[Bro-Dev] script loading changes

Jonathan Siwek jsiwek at ncsa.illinois.edu
Wed Jul 13 14:11:39 PDT 2011


> More relevant, though: I'm kind of worried that @load x when y would
> break logical encapsulation a little bit (since it seems like 'load x
> when y' essentially means that something other than x needs to be
> aware of exactly what x needs to load in order to run).

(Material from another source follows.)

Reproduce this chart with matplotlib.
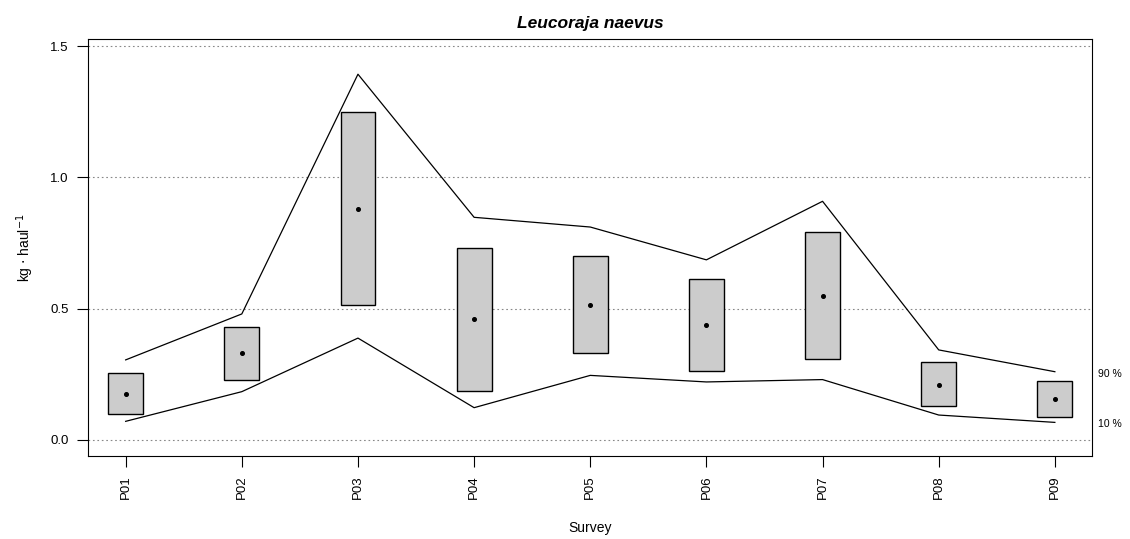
import numpy as np
import matplotlib.pyplot as plt
from matplotlib.patches import Rectangle

plt.rcParams['font.family'] = ['Liberation Sans', 'DejaVu Sans']

surveys = ['P01', 'P02', 'P03', 'P04', 'P05', 'P06', 'P07', 'P08', 'P09']
box_hi = [0.254, 0.431, 1.249, 0.732, 0.702, 0.613, 0.791, 0.296, 0.226]
box_lo = [0.099, 0.227, 0.514, 0.188, 0.330, 0.264, 0.307, 0.129, 0.086]
mean = [0.174, 0.330, 0.878, 0.459, 0.514, 0.437, 0.549, 0.208, 0.156]
q90 = [0.305, 0.480, 1.393, 0.848, 0.811, 0.686, 0.909, 0.343, 0.260]
q10 = [0.071, 0.184, 0.388, 0.123, 0.246, 0.221, 0.230, 0.095, 0.067]

x = np.arange(1, len(surveys) + 1)

fig = plt.figure(figsize=(11.3, 5.39), dpi=100)
ax = fig.add_axes([0.0779, 0.154, 0.8885, 0.7736])

# dotted reference lines at the y ticks
for v in [0.0, 0.5, 1.0, 1.5]:
    ax.axhline(v, color='#888888', linestyle=(0, (1.5, 2.5)), linewidth=0.8, zorder=0)

ax.plot(x, q90, color='black', linewidth=0.9)
ax.plot(x, q10, color='black', linewidth=0.9)

hw = 0.15
for xi, lo, hi in zip(x, box_lo, box_hi):
    ax.add_patch(Rectangle((xi - hw, lo), 2 * hw, hi - lo, facecolor='#cccccc',
                           edgecolor='black', linewidth=1.0, zorder=3))
ax.plot(x, mean, 'o', color='black', markersize=2.6, zorder=4)

ax.text(9.37, q90[-1] - 0.01, '90 %', fontsize=7.5, va='center', ha='left', clip_on=False)
ax.text(9.37, q10[-1] - 0.005, '10 %', fontsize=7.5, va='center', ha='left', clip_on=False)

ax.set_xlim(0.676, 9.32)
ax.set_ylim(-0.061, 1.527)
ax.set_xticks(x)
ax.set_xticklabels(surveys, rotation=90, fontsize=9.5)
ax.set_yticks([0.0, 0.5, 1.0, 1.5])
ax.set_yticklabels(['0.0', '0.5', '1.0', '1.5'], fontsize=9.5)
ax.tick_params(direction='out', length=8, width=0.8, pad=6)

ax.set_title('Leucoraja naevus', fontsize=12.5, fontweight='bold', style='italic', pad=8)
ax.set_xlabel('Survey', fontsize=10, labelpad=16)
ax.set_ylabel(r'kg $\cdot$ haul$^{-1}$', fontsize=10, labelpad=10)

plt.savefig('out.png', dpi=100)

"@add x when y" isn't actually saying that y is required for x to work
(I guess generally it will be), but rather that there's a condition
that must be met before loading 'x'.

But I think you're right that, for how we'd use it, it's weird for
'x' itself to not be maintaining the conditions that are required to
load it.  It's going to be hard to maintain "@add x when y" statements
because you have to look whether you need to change any whenever you
change what 'x' is loading.

Let's step back for a second, I'm not seeing why we're coming up with
such complex solutions anymore.

The problem we're trying to solve is how to best organize the packages
under protocol/ such that there's a way to load them without a possibly
unwanted side-effect of loading an entire package under frameworks/
because one script happens to require it (is that right Seth?).

e.g. we want "@load protocols/http" to avoid loading frameworks/software.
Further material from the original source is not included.